In this instruction, the destination register is the same as one of the source registers. This means the operation
R1 ← R1 * R2 

The use of large number of registers results in short program with limited instructions.
Some examples of General register based CPU Organization are IBM 360 and PDP- 11. 

The advantages of General register based CPU organization – 

  • Efficiency of CPU increases as there are a large number of registers are used in this organization. 
  • Less memory space is used to store the program since the instructions are written in compact way. 

 The disadvantages of General register based CPU organization – 

  • Care should be taken to avoid unnecessary usage of registers. Thus, compilers need to be more intelligent in this aspect. 
  • Since large number of registers are used, thus extra cost is required in this organization. 

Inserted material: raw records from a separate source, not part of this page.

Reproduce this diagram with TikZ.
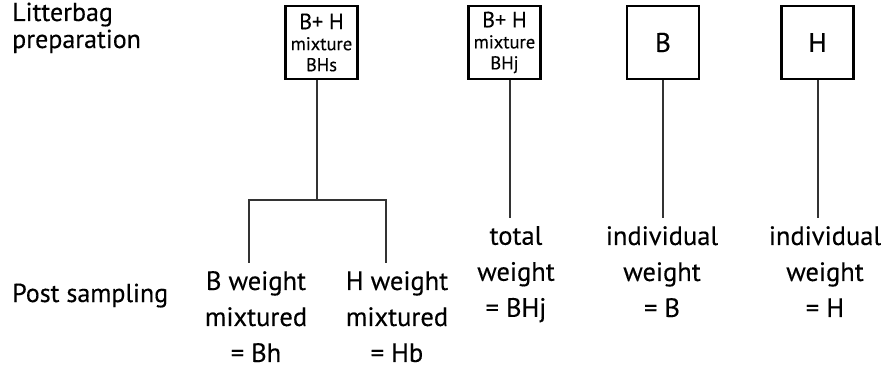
\documentclass[tikz,border=0pt]{standalone}
\usepackage{fontspec}
\setmainfont{PT Sans}[FakeBold=0.3]
\usetikzlibrary{positioning}

\begin{document}
\begin{tikzpicture}[x=1pt,y=-1pt,
    bag/.style={draw=black, line width=2.2pt, minimum width=72pt, minimum height=73pt, inner sep=0pt, align=center, font=\fontsize{27}{21}\selectfont},
    lbl/.style={align=center, anchor=north, inner xsep=0pt, inner ysep=8pt, font=\fontsize{26.5}{36}\selectfont},
    side/.style={align=left, anchor=base west, inner sep=0pt, font=\fontsize{26}{27}\selectfont},
    lnk/.style={draw=black!80, line width=2pt}]
    \useasboundingbox (0,0) rectangle (892,374);
    %%%%% row labels %%%%%
    \node[side] (prep) at (12,48) {Litterbag\\preparation};
    \node[side] (post) at (12,302) {Post sampling};
    %%%%% litterbags %%%%%
    \node[bag] (bhs) at (321.5,42.5) {{\fontsize{22}{21}\selectfont B+ H}\\{\fontsize{18.5}{21}\selectfont mixture}\\{\fontsize{18.5}{21}\selectfont BHs}};
    \node[bag] (bhj) at (504.5,42.5) {{\fontsize{22}{21}\selectfont B+ H}\\{\fontsize{18.5}{21}\selectfont mixture}\\{\fontsize{18.5}{21}\selectfont BHj}};
    \node[bag] (bb) at (663,42.5) {B};
    \node[bag] (hh) at (817.5,42.5) {H};
    %%%%% weighings %%%%%
    \node[lbl] (bw) at (256,263) {B weight\\mixtured\\= Bh};
    \node[lbl] (hw) at (397,263) {H weight\\mixtured\\= Hb};
    \node[lbl] (tw) at (516,218) {total\\weight\\= BHj};
    \node[lbl] (iwb) at (662,218) {individual\\weight\\= B};
    \node[lbl] (iwh) at (825,218) {individual\\weight\\= H};
    %%%%% connectors %%%%%
    \coordinate (split) at (317,200);
    \coordinate (jl) at (249,200);
    \coordinate (jr) at (386,200);
    \draw[lnk] ([xshift=-4.5pt]bhs.south) -- (split);
    \draw[lnk] (jl |- bw.north) -- (jl) -- (jr) -- (jr |- hw.north);
    \draw[lnk] ([xshift=5pt]bhj.south) -- ([xshift=5pt]bhj.south |- tw.north);
    \draw[lnk] (bb.south) -- (bb.south |- iwb.north);
    \draw[lnk] (hh.south) -- (hh.south |- iwh.north);
\end{tikzpicture}
\end{document}
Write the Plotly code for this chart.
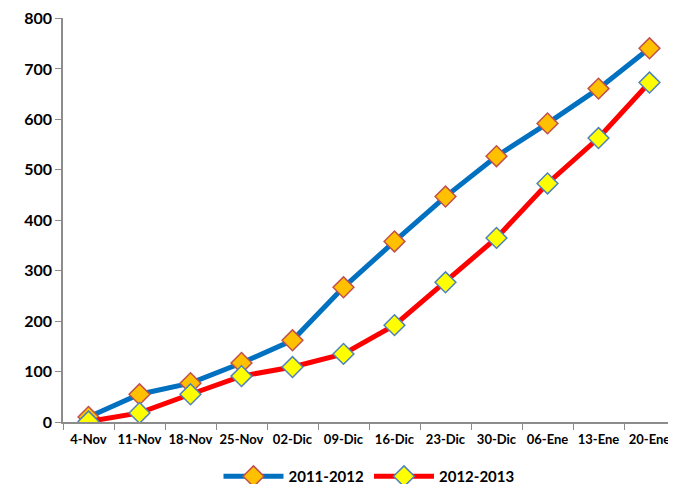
import plotly.graph_objects as go

categories = ["4-Nov", "11-Nov", "18-Nov", "25-Nov", "02-Dic", "09-Dic",
              "16-Dic", "23-Dic", "30-Dic", "06-Ene", "13-Ene", "20-Ene"]
serie_2011_2012 = [10, 55, 77, 117, 162, 267, 358, 447, 527, 592, 661, 741]
serie_2012_2013 = [1, 18, 55, 91, 109, 135, 192, 277, 365, 473, 563, 673]
y_ticks = [0, 100, 200, 300, 400, 500, 600, 700, 800]

fig = go.Figure()
fig.add_trace(go.Scatter(
    x=categories, y=serie_2011_2012, name="2011-2012", mode="lines+markers",
    line=dict(color="#0070C0", width=5),
    marker=dict(symbol="diamond", size=16, color="#FFC000",
                line=dict(color="#C0504D", width=1.5)),
))
fig.add_trace(go.Scatter(
    x=categories, y=serie_2012_2013, name="2012-2013", mode="lines+markers",
    line=dict(color="#FF0000", width=5),
    marker=dict(symbol="diamond", size=16, color="#FFFF00",
                line=dict(color="#4F81BD", width=1.5)),
))

fig.update_layout(
    width=668, height=476,
    margin=dict(l=55, r=1, t=10, b=62, autoexpand=False),
    paper_bgcolor="white", plot_bgcolor="white",
    font=dict(family="Lato, 'Open Sans', sans-serif", color="black", size=13),
    showlegend=True,
    legend=dict(orientation="h", x=0.5, xanchor="center", y=-0.135, yanchor="middle",
                font=dict(size=15, family="Lato", weight="bold"), itemwidth=60),
)
fig.update_xaxes(
    type="category", range=[-0.5, 11.5], tickson="boundaries",
    showline=True, linecolor="#8C8C8C", linewidth=1.5,
    ticks="outside", tickcolor="#8C8C8C", ticklen=6, tickangle=0,
    ticklabelstandoff=5,
    showgrid=False, zeroline=False, automargin=False,
    tickfont=dict(size=13, family="Lato", weight="bold"),
)
fig.update_yaxes(
    range=[0, 801], tickvals=y_ticks,
    showline=True, linecolor="#8C8C8C", linewidth=1.5,
    ticks="outside", tickcolor="#8C8C8C", ticklen=6,
    showgrid=False, zeroline=False, automargin=False,
    tickfont=dict(size=16, family="Lato", weight="bold"),
)

fig.write_html("out.html")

General register CPU organisation of two type:

  1. Register-memory reference architecture (CPU with less register) – In this organisation Source 1 is always required in register, source 2 can be present either in register or in memory. Here two address instruction formats is the compatible instruction format.
  2. Register-register reference architecture (CPU with more register) – In this organisation ALU operations are performed only on a register data. So operands are required in the register. After manipulation result is also placed in register. Here three address instruction formats is the compatible instruction format.